[Catalyst] RFC: Catalyst::Controller::REST::DBIC

J. Shirley jshirley at gmail.com
Sun May 4 17:06:30 BST 2008


On Sun, May 4, 2008 at 8:52 AM, Zbigniew Lukasiak <zzbbyy at gmail.com> wrote:
>
>  Sorry but I don't understand your point - so maybe first I'll restate
>  mine.  If you have primary key in the database that is of type varchar
>  (or char or ...) then 'create' is a legitimage value for that primary
>  key.
>
>  If you just don't like the string 'id' in the URI - then I have not
>  any preference to that - it can be /foo/primary_key/ for me.
>

My point is that you do not have to use the primary key as the record
lookup identifier.

A user has no control over the record lookup identifier (ID) when you
do things like /user/{primary_key} (or /user/id/{primary_key}, which
is just converting named params to positional in a weird way).  In a
lot of cases, the record lookup identifier makes more sense to be
somewhat bound to the user.  As an example, lets say registering for a
web service where you have to have a unique login:
    POST /user/jshirley
    ---
    login: jshirley
    first_name: Jay
    last_name: Shirley
    ...

Now, it's a simple check here - does /user/jshirley exist?  If so,
reject the request appropriately.  If not, create the user at
/user/jshirley.

The primary key that the database uses is completely useless to the
user.  /user/1634254 is silly, /user/jshirley is meaningful.

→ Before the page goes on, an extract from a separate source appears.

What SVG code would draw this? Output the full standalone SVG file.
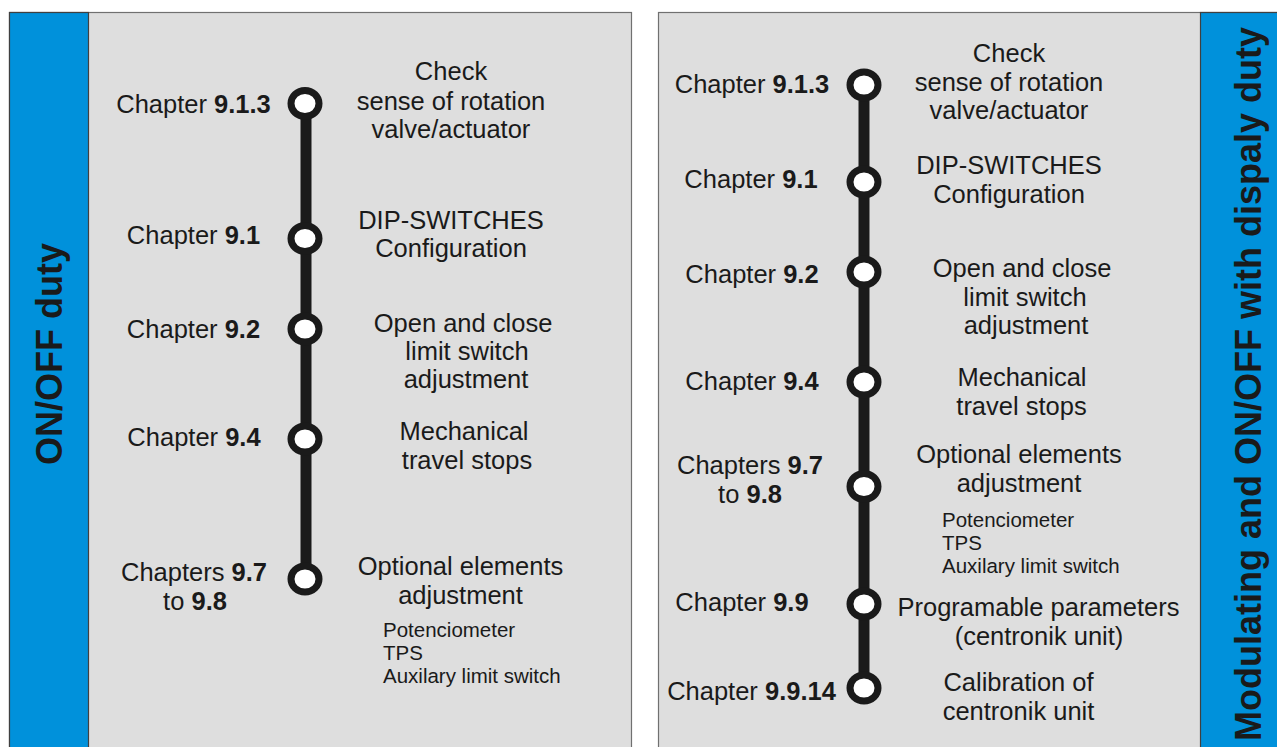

If the ID is generated, that gets a bit trickier but I usually handle
that with a POST to /user with the data and then let the application
forward me to the final URL of where the resource exists.

The other reason is that this system breaks when you no longer have
records tied to a database.  As an example, if you use an md5 sum of a
file as the identifier.  /file/1234 doesn't work because it isn't in a
database under that system (think of a MogileFS cluster or something
with hash keys rather than primary keys in the conventional sense) -
instead /file/{md5sum} is used.

In brief summary, over-utilization of primary keys as record lookup
identifiers ends up diminishing the human readability and
accessibility of your web service.   I'm not trying to win over any
converts, because I think there is a time and a place for each (even
in the same application, it just depends upon what each action is
really doing).  If I'm not building something that is REST/webservice
driven I tend to do the /user/{id or token} (with a simple regex to
check, and if someone has a login of all numbers then screw 'em) - but
it's a very different strategy when I work with webservices -- each
time I always make sure if the record lookup indicator should be the
primary key, and what cases should it not and then react accordingly.